Task instructions: Lines with "Emit a Python" and "fit_open_dot_y = [1.19, 0]" mark the range, both included. Reproduce exactly that stretch, without pictures.

* BEGIN Source material *

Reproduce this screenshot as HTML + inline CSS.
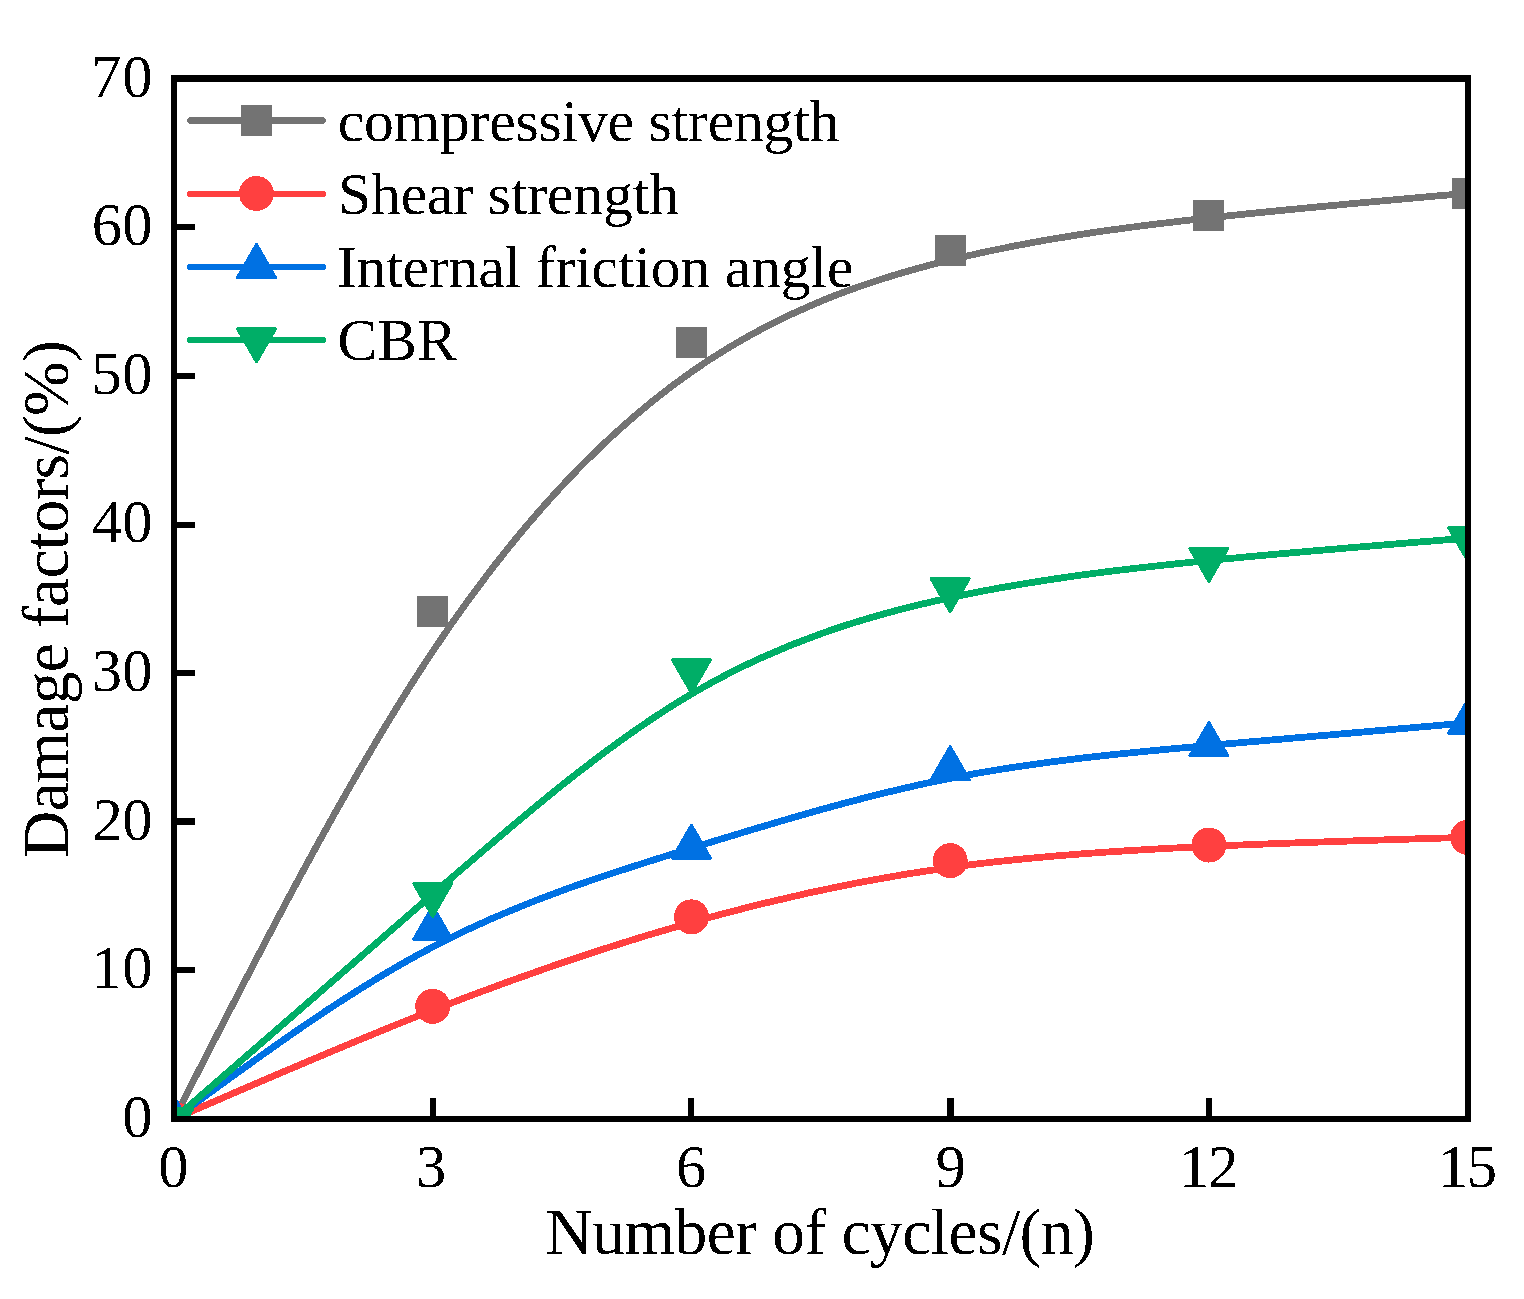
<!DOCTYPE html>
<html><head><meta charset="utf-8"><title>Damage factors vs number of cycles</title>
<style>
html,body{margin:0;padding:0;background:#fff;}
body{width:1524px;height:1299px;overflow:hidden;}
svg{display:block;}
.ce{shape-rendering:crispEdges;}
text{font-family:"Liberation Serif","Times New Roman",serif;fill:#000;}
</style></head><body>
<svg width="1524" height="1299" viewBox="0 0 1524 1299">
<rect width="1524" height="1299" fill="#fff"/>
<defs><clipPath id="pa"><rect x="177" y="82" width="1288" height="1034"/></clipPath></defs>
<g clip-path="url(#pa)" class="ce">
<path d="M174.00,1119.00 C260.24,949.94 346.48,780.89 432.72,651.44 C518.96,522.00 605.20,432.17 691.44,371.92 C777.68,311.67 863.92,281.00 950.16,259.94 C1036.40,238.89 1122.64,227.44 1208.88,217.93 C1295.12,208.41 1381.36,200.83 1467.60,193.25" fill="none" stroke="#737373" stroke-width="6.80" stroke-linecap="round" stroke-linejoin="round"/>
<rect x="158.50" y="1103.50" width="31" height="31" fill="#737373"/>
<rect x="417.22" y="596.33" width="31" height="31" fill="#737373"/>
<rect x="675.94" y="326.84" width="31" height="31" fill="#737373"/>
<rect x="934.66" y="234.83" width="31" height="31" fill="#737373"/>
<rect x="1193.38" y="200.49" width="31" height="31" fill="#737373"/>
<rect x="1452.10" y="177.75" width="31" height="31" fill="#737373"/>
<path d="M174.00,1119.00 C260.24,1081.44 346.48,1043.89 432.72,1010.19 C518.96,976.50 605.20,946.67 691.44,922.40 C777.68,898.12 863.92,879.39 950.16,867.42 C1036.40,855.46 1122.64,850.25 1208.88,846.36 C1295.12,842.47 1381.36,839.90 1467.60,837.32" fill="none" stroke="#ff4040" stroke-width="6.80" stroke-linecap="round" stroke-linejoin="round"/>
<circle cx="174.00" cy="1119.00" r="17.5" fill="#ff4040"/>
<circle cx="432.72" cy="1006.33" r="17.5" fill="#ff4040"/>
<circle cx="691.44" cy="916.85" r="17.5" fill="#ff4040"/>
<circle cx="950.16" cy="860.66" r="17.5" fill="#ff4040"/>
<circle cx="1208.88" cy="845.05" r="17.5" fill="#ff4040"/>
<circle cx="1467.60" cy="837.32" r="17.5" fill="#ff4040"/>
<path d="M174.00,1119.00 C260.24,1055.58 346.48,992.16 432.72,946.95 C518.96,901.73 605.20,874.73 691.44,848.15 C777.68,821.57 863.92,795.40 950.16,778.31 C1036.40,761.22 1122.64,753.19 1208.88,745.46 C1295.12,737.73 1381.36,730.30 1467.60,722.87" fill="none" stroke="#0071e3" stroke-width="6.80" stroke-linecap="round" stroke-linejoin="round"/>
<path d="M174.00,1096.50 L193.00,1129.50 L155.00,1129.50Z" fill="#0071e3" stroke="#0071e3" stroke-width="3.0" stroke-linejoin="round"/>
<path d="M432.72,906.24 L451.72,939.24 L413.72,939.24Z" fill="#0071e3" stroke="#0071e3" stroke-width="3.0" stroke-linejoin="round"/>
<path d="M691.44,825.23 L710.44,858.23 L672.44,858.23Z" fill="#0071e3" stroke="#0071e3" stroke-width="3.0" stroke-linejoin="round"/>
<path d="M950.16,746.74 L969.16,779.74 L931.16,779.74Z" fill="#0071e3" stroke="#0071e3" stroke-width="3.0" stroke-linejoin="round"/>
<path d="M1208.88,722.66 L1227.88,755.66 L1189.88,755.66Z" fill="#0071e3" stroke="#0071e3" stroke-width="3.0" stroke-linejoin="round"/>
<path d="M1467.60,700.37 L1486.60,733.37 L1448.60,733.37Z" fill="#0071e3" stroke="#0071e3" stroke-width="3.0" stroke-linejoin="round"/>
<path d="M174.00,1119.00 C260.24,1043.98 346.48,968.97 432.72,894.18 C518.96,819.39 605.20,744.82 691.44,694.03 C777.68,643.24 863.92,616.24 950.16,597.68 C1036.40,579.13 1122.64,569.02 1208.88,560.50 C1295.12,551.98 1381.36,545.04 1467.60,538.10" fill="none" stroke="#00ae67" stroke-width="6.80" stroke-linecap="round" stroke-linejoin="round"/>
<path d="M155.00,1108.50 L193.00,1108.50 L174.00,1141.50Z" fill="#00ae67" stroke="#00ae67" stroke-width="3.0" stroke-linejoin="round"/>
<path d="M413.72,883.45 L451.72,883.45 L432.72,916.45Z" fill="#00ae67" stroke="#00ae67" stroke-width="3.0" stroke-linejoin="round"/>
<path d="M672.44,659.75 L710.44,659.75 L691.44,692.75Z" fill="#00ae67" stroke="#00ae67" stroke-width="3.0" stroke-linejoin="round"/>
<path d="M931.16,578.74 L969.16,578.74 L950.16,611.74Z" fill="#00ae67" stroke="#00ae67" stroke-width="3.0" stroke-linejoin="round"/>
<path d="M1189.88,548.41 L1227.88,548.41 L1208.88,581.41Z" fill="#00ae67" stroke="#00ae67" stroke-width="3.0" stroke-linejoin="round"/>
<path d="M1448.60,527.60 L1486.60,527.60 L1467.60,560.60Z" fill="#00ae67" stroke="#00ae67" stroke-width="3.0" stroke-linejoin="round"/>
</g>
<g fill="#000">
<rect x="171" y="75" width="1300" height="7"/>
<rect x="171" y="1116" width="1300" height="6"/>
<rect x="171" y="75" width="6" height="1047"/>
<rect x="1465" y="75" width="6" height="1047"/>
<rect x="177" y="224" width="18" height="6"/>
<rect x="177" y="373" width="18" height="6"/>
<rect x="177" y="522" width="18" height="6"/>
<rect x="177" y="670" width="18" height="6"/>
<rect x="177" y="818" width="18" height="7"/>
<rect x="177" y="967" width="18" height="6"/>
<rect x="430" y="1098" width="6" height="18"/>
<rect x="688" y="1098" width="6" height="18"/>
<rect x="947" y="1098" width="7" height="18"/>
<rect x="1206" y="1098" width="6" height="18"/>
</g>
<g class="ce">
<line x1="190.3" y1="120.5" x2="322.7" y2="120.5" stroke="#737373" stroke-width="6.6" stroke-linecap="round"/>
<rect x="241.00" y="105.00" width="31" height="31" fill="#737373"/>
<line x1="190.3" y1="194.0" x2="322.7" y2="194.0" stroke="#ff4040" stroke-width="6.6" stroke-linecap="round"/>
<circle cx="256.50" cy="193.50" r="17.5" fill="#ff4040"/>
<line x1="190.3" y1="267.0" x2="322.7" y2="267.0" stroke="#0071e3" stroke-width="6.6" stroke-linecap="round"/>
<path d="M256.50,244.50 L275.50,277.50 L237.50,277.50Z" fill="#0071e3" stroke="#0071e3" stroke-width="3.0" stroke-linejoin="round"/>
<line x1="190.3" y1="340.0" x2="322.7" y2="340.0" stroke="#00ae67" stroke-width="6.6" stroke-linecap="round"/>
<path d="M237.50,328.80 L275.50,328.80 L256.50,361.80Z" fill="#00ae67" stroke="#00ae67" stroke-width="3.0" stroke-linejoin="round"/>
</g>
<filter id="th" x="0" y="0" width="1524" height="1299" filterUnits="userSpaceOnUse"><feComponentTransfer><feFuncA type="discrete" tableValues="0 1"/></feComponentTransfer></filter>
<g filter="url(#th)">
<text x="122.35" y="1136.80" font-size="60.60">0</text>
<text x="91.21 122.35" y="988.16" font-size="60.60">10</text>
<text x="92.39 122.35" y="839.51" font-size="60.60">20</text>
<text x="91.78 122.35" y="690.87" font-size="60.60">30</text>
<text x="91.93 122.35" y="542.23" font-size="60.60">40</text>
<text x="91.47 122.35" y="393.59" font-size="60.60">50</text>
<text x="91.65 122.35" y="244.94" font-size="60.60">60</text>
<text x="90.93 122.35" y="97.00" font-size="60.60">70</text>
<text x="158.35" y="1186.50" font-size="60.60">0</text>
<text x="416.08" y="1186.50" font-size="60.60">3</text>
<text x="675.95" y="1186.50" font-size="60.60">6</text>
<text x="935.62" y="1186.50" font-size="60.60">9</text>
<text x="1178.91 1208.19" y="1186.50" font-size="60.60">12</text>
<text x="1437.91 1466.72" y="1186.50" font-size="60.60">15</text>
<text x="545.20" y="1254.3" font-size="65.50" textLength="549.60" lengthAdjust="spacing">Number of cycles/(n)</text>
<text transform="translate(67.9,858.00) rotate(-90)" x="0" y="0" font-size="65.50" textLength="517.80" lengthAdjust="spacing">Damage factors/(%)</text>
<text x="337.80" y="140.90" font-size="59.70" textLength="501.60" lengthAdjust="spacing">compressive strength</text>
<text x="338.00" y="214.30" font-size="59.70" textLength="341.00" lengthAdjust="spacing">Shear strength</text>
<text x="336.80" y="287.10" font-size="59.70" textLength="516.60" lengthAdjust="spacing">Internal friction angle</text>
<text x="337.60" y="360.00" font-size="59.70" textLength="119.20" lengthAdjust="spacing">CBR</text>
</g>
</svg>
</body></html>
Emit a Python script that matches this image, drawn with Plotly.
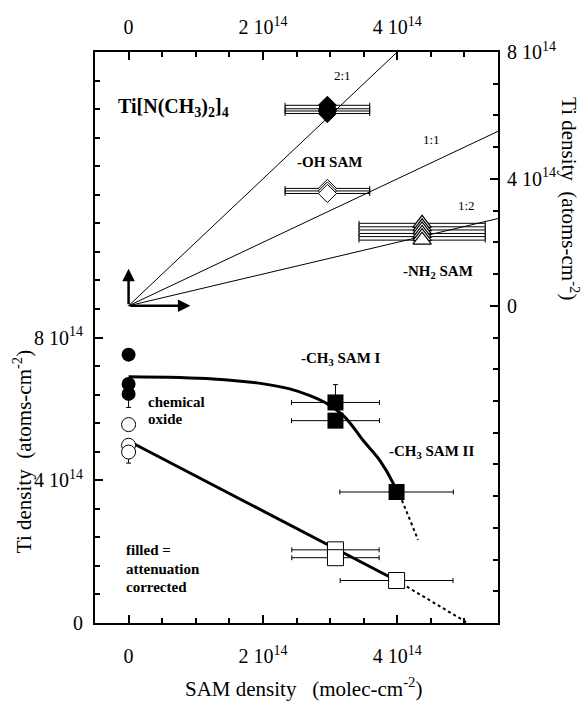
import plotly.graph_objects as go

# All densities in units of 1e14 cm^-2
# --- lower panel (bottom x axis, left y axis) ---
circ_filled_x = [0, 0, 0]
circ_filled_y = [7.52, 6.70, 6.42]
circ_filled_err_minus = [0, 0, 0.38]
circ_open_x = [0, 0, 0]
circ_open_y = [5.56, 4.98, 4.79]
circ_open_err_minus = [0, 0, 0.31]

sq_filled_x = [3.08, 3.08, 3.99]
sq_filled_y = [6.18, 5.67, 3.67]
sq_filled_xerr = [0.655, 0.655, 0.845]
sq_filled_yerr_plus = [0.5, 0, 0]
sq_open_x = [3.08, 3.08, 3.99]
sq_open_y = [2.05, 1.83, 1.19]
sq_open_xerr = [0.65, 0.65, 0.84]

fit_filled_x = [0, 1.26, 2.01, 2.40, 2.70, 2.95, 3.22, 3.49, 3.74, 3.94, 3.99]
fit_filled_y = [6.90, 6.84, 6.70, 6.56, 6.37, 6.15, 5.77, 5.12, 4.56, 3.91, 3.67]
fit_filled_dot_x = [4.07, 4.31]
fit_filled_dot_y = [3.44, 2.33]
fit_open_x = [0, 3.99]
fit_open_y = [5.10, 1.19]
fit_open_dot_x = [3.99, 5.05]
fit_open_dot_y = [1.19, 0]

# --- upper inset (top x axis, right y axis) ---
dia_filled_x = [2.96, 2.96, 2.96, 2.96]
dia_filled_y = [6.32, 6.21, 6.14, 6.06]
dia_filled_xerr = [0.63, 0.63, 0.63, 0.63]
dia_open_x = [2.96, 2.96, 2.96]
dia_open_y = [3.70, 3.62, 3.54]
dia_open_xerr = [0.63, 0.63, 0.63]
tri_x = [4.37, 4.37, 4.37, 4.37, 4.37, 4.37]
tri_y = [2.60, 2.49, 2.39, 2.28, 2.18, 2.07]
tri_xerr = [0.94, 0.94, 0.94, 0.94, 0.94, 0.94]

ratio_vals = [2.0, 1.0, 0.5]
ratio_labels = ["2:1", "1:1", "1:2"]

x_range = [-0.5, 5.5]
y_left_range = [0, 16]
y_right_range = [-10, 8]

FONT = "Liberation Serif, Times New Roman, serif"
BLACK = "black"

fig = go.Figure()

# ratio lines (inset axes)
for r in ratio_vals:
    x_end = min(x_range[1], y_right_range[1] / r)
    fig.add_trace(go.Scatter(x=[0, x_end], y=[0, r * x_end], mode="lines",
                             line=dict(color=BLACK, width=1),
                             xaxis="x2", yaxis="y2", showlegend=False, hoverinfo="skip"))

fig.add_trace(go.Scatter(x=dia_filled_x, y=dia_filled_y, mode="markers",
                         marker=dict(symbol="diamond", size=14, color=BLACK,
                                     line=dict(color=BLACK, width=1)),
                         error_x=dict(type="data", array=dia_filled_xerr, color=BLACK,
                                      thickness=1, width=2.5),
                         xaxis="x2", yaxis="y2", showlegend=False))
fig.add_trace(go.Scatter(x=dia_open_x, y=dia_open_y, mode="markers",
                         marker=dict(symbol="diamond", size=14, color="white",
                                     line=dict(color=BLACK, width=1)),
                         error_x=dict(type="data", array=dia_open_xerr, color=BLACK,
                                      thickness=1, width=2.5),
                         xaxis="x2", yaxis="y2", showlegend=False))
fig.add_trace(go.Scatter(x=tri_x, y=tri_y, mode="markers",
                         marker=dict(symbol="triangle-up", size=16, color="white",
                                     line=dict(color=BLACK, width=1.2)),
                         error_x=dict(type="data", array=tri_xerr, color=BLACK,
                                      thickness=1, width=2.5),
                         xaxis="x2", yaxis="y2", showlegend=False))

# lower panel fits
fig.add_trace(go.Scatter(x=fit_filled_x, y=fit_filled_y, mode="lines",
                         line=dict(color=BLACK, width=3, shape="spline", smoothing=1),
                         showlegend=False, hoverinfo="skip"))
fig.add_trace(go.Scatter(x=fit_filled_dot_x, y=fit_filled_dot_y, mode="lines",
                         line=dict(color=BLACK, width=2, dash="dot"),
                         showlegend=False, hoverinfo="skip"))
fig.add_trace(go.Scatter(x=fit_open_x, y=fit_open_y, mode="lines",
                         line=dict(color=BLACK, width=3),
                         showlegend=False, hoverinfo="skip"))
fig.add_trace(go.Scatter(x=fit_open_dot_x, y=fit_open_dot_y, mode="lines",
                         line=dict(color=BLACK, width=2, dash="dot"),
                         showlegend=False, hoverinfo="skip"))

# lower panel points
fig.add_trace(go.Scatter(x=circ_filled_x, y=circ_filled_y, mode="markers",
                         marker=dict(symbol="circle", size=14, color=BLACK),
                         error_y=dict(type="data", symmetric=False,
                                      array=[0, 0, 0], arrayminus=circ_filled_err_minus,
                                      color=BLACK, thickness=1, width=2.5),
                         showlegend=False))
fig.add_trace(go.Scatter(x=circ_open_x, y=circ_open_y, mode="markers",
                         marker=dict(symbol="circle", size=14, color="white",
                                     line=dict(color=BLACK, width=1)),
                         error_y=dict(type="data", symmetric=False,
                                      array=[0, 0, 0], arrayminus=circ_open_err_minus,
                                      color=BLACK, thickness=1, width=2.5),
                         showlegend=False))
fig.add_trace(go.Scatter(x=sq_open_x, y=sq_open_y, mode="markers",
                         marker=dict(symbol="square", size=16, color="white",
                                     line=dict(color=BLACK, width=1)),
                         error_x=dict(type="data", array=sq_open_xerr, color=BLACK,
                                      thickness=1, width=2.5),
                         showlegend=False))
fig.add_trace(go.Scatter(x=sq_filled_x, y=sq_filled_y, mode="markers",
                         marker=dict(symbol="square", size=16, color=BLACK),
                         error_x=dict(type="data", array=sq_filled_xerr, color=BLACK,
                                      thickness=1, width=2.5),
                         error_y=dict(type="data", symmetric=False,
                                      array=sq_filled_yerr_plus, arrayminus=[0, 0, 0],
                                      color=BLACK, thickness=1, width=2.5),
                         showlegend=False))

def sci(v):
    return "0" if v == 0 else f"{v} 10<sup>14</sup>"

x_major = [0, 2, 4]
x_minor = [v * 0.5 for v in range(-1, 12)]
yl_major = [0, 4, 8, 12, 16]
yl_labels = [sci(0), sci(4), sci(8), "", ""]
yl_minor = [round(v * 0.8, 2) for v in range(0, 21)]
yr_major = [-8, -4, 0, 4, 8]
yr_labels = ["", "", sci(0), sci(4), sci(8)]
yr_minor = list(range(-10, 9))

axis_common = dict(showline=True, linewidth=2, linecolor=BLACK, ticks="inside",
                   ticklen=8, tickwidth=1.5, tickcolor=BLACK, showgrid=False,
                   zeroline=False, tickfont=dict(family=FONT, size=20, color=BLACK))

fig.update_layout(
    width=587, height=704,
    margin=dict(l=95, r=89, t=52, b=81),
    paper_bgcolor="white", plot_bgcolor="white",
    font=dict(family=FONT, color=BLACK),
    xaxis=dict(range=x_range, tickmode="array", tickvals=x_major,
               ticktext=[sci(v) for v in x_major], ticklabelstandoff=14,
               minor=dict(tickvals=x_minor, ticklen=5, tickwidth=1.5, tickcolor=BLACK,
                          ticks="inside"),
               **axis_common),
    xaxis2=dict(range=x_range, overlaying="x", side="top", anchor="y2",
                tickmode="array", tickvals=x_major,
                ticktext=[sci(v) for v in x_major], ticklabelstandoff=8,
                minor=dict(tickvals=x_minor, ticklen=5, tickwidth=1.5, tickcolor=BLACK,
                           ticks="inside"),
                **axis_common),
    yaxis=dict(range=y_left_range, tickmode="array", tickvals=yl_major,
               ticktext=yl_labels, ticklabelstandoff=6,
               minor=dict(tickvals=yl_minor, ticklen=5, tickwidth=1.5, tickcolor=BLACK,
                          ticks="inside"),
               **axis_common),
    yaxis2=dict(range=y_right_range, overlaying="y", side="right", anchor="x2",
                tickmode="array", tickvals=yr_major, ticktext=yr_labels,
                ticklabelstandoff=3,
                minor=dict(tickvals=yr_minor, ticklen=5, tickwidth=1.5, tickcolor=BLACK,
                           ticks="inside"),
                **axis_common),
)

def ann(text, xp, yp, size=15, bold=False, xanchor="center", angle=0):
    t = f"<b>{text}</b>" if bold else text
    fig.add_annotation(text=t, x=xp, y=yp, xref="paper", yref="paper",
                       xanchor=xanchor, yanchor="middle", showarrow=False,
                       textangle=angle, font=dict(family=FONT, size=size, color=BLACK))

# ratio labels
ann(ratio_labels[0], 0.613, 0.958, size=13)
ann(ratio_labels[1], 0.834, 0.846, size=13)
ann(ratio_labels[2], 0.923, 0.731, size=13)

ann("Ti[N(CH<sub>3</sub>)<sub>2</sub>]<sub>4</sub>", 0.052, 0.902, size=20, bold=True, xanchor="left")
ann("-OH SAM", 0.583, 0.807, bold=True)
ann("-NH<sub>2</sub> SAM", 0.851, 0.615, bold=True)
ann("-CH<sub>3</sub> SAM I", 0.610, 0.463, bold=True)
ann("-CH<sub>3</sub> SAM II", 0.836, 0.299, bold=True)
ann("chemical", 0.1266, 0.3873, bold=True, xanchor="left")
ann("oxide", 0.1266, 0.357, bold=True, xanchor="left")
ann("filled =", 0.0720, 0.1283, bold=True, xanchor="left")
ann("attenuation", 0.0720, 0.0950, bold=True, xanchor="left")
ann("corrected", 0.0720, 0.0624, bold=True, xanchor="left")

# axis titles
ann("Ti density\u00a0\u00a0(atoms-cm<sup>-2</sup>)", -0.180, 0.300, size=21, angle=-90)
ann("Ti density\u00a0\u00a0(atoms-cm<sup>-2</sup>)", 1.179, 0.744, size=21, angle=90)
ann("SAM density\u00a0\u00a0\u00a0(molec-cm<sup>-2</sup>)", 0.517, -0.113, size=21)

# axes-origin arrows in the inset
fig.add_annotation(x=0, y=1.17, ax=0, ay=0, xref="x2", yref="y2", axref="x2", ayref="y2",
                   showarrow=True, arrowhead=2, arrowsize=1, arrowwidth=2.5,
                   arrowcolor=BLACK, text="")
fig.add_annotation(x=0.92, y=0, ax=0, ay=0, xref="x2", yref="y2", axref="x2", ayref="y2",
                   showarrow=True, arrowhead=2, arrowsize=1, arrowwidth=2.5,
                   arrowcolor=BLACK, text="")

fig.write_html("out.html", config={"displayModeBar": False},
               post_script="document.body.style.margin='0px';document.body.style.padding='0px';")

* END Source material *

Exercise result:
Emit a Python script that matches this image, drawn with Plotly.
import plotly.graph_objects as go

# All densities in units of 1e14 cm^-2
# --- lower panel (bottom x axis, left y axis) ---
circ_filled_x = [0, 0, 0]
circ_filled_y = [7.52, 6.70, 6.42]
circ_filled_err_minus = [0, 0, 0.38]
circ_open_x = [0, 0, 0]
circ_open_y = [5.56, 4.98, 4.79]
circ_open_err_minus = [0, 0, 0.31]

sq_filled_x = [3.08, 3.08, 3.99]
sq_filled_y = [6.18, 5.67, 3.67]
sq_filled_xerr = [0.655, 0.655, 0.845]
sq_filled_yerr_plus = [0.5, 0, 0]
sq_open_x = [3.08, 3.08, 3.99]
sq_open_y = [2.05, 1.83, 1.19]
sq_open_xerr = [0.65, 0.65, 0.84]

fit_filled_x = [0, 1.26, 2.01, 2.40, 2.70, 2.95, 3.22, 3.49, 3.74, 3.94, 3.99]
fit_filled_y = [6.90, 6.84, 6.70, 6.56, 6.37, 6.15, 5.77, 5.12, 4.56, 3.91, 3.67]
fit_filled_dot_x = [4.07, 4.31]
fit_filled_dot_y = [3.44, 2.33]
fit_open_x = [0, 3.99]
fit_open_y = [5.10, 1.19]
fit_open_dot_x = [3.99, 5.05]
fit_open_dot_y = [1.19, 0]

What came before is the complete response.